“Our New Mission Life,” Liahona, Mar. 2003, 45–46
Our New Mission Life
After retirement my wife and I were living a comfortable life. We enjoyed working in the temple, fulfilling ward and stake assignments, and visiting our children, grandchildren, and widowed mothers. It seemed that things couldn’t have been better.
But something began stirring within us. The time had come to seriously consider serving a mission, and we knew it. We soon decided to serve but felt we should make a list of things that needed doing before we turned in our missionary application forms. We dutifully made the list and began whittling it down.
Two months passed, and we discovered our to-do list had only become longer. “No problem,” we thought. “We’ll just put more effort into making it shrink.” But it didn’t. We came to realize that although the stirrings to serve a mission were still in us, our fear of the unknown was causing us to add to our list faster than we could complete the tasks on it.
One morning shortly after our most recent review of our to-do list, I was studying Jesus the Christ by Elder James E. Talmage (1862–1933). One passage touched me profoundly: “Excuses are easy to find; they spring up as readily and plentifully as weeds by the wayside. When the Samaritan came along and saw the wretched state of the wounded man, he had no excuse for he wanted none” (3rd ed. [1916], 431–32).

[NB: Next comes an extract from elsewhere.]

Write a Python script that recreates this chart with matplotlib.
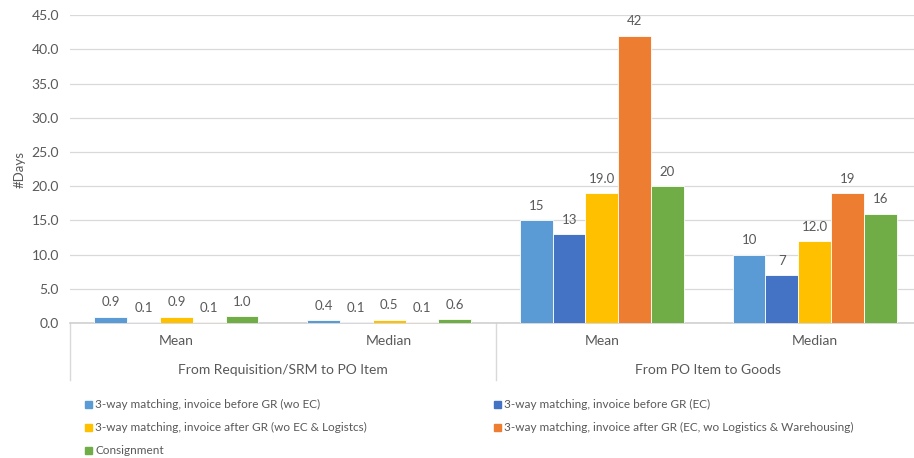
import matplotlib.pyplot as plt
import matplotlib.patches as mpatches
import numpy as np

plt.rcParams['font.family'] = ['Lato', 'DejaVu Sans']

# 데이터
stats = ['Mean', 'Median', 'Mean', 'Median']
stages = ['From Requisition/SRM to PO Item', 'From PO Item to Goods']
series = ['3-way matching, invoice before GR (wo EC)',
          '3-way matching, invoice before GR (EC)',
          '3-way matching, invoice after GR (wo EC & Logistcs)',
          '3-way matching, invoice after GR (EC, wo Logistics & Warehousing)',
          'Consignment']
before_wo_ec = [0.9, 0.4, 15, 10]
before_ec = [0.1, 0.1, 13, 7]
after_wo_ec = [0.9, 0.5, 19.0, 12.0]
after_ec = [0.1, 0.1, 42, 19]
consignment = [1.0, 0.6, 20, 16]
values = [before_wo_ec, before_ec, after_wo_ec, after_ec, consignment]
colors = ['#5B9BD5', '#4472C4', '#FFC000', '#ED7D31', '#70AD47']

txt = '#595959'
fig = plt.figure(figsize=(9.14, 4.58), dpi=100)
# 오른쪽 끝은 그림 밖으로 살짝 나감
ax = fig.add_axes([70/914, 0.2948, 851/914, 0.672])

x = np.arange(len(stats))
w = 0.154
for i, (vals, c) in enumerate(zip(values, colors)):
    pos = x + (i - 2) * w
    bars = ax.bar(pos, vals, w, color=c, edgecolor='white', linewidth=0.6, zorder=3)
    for b, v, g in zip(bars, vals, range(len(vals))):
        lab = f'{v:.1f}' if (g < 2 or i == 2) else f'{v:.0f}'
        ax.annotate(lab, (b.get_x() + b.get_width()/2, v), xytext=(0, 6),
                    textcoords='offset points', ha='center', va='bottom',
                    fontsize=9.5, color=txt)

ax.set_xlim(-0.5, 3.5)
ax.set_ylim(0, 45)
ax.set_yticks(np.arange(0, 46, 5))
ax.set_yticklabels([f'{t:.1f}' for t in np.arange(0, 46, 5)])
ax.tick_params(axis='y', length=0, labelsize=10, labelcolor=txt, pad=8)
ax.set_xticks([])
ax.grid(axis='y', color='#D9D9D9', linewidth=0.9, zorder=0)
for s in ['top', 'right', 'left']:
    ax.spines[s].set_visible(False)
ax.spines['bottom'].set_color('#D0D0D0')
ax.spines['bottom'].set_linewidth(1.2)
ax.set_ylabel('#Days', fontsize=9.5, color=txt, labelpad=4)

# 다단 카테고리 축
tr = ax.get_xaxis_transform()
for xv in [-0.5, 1.5, 3.5]:
    ax.plot([xv, xv], [0, -0.185], transform=tr, color='#D9D9D9',
            linewidth=1.0, clip_on=False)
for xv, s in zip(x, stats):
    ax.text(xv, -0.058, s, transform=tr, ha='center', va='center',
            fontsize=10, color=txt)
for j, s in enumerate(stages):
    ax.text(0.5 + 2*j, -0.153, s, transform=tr, ha='center', va='center',
            fontsize=10, color=txt)

# 범례
for i, (name, c) in enumerate(zip(series, colors)):
    px = 85 if i % 2 == 0 else 494
    py = 404 + 23 * (i // 2)
    fig.patches.append(mpatches.Rectangle((px/914, 1 - (py + 3.5)/458), 7/914, 7/458,
                                          transform=fig.transFigure, color=c))
    fig.text((px + 10)/914, 1 - py/458, name, ha='left', va='center',
             fontsize=8.5, color=txt)

fig.savefig('out.png', dpi=100)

With considerable emotion I hurried into the kitchen and shared these words with my wife. They had a significant impact on her as well. There was no question about our next move.
We immediately shredded our to-do list, or what we now laughingly call our excuse list, and initiated the process necessary to be called as missionaries.
Once we did this, things fell together quickly for us, and soon we found ourselves enjoying our lives even more as we served in the Singapore Mission. Our assignment was to train new leaders in Church branches, first in Sri Lanka and then in Malaysia. We discovered that our family back home could get along just fine without us, and we soon realized how badly we were needed as senior missionaries.
Two nights before we returned from our mission, the members of the two branches we had been working with in Malaysia invited us to what turned out to be a surprise farewell party. We will never forget stepping outside the Church meetinghouse to be encircled by the local members, each holding a homemade Chinese lantern as they sang to us in Chinese “God Be with You Till We Meet Again” (Hymns, no. 152). To this day I cannot share that experience without crying. How grateful we are that we didn’t let our excuse list—our fears—keep us from a priceless experience.